A melhor maneira de conhecer a região é ao lado de Rafael Darío Jiménez, autor e responsável pela casa museu de García Márquez. Seu trabalho, narrado a partir dos relatos dos vizinhos na biografia romanceada La nostalgia del coronel, sobre o avô do escritor, é um exemplo de como a memória coletiva pode caminhar entre a realidade e a ficção, no terreno do que a crítica literária chamou de realismo mágico.
“Cem anos de solidão se tornou a metáfora mais visível que se pôde criar sobre a América Latina. Essa família Buendía está em todos os nossos países”, opina. E ainda hoje existem personagens cuja vida é determinada por este universo. “Houve aqui um holandês que abriu um hostel e como ele se chamava Tim Aan’t Goor, um tanto gutural, então dissemos a ele ‘não, cara, você se chama Tim Buendía’ e ficou Tim Buendía”. Mais um para a família. “Pena que Tim teve de ir para os Estados Unidos.”
As histórias de Cem anos de solidão têm, exatamente, essa característica das lembranças familiares, à qual cada geração acrescenta uma camada de experiência e percepção pessoal.

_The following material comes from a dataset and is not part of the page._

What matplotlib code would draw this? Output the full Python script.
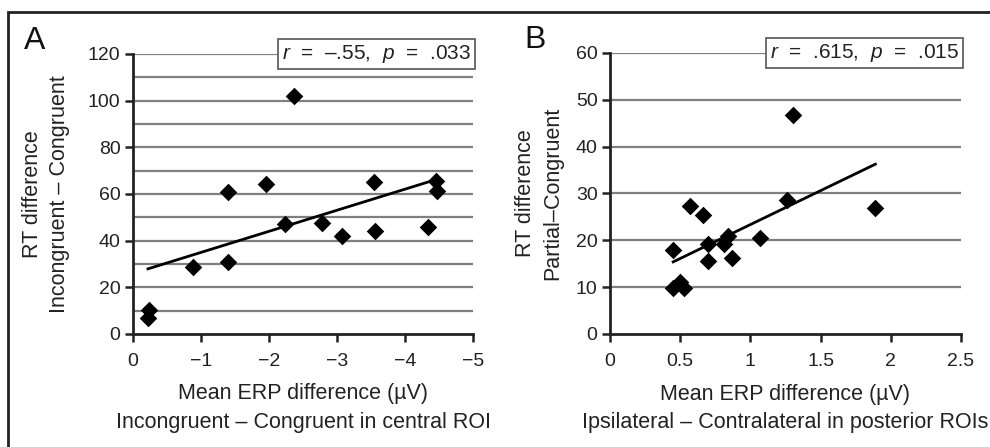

Gabriel Torres García, sobrinho de Gabo, acaba de almoçar em um lugar batizado de “pátio mágico”, na casa de Dilia Todaro. “Para nós, é a história de nossa família de um forma cifrada. Realmente, há muitos personagens que nascem dos membros da família. É o legado que nos deixou para sabermos quem somos”, explica. “Nos conta as histórias de muitos parentes que viveram quando nós não tínhamos nascido, que são quase lendas para nós. É o manual de comportamento da família García Márquez, mas ao mesmo tempo do comportamento de qualquer família do Caribe.”
Gabo construiu devagar seus personagens. “É possível encontrar muitos vestígios de Cem anos de solidão em El Heraldo, de Barranquilla, sobretudo em sua coluna Las jirafas”, aponta o escritor colombiano Álvaro Suescún. “As duas primeiras, escritas em junho de 1950, chamam-se O filho do coronel e A filha do coronel, referindo-se a Aureliano Buendía e Remedios la Bella. Já eram personagens estruturados e que foi desenvolvendo pouco a pouco”.
Essas figuras habitam a lendária Macondo, cuja origem continua sendo objeto de debate. Jaime Abello Banfi, diretor da Fundação Gabriel García Márquez para o Novo Jornalismo Ibero-americano (FNPI), é um dos maiores especialistas na vida e a obra do escritor. Há algumas semanas chegou a uma aldeia, perdida no meio de uma antiga fazenda produtora de bananas, em que detectou “uma consciência de comunidade”. A placa que recebe o visitante avisa: “Bem-vindos à verdadeira Macondo”. Embora não haja registros históricos nem sejam abundantes as provas documentais, seus habitantes garantem que foi fundada há dois séculos. Em todo caso, o que é indiscutível é que agora se chama ou se faz chamar assim. “Este povoado está desligado da importância mundial de seu nome”, reflete Abello.
Na manhã da última sexta-feira, crianças brincavam em suas ruas de terra. Primeiro apareceu à porta Julián Mejía, coordenador da escola, que chamou a líder social da comunidade, Vilma Arenilla. “Quem lê a história de Gabo logo percebe que se trata de nossa aldeia. Por exemplo, ele fala do rio de águas diáfanas e temos esse rio. Fala de pedras que parecem ovos, também temos. As borboletas amarelas também aparecem aqui em determinadas épocas”, diz Arenilla. Contudo, à margem das hipóteses sobre a suposta existência de uma Macondo real, esta comunidade, assim como Aracataca, vive marcada pela Macondo da ficção. “Muitos estrangeiros nos visitam. Da Alemanha, Argentina, México, Austrália, França...”, diz Milena Cifuentes, funcionária da casa museu. A viagem em busca do imaginário de García Márquez é um espelho que continua presente 50 anos depois.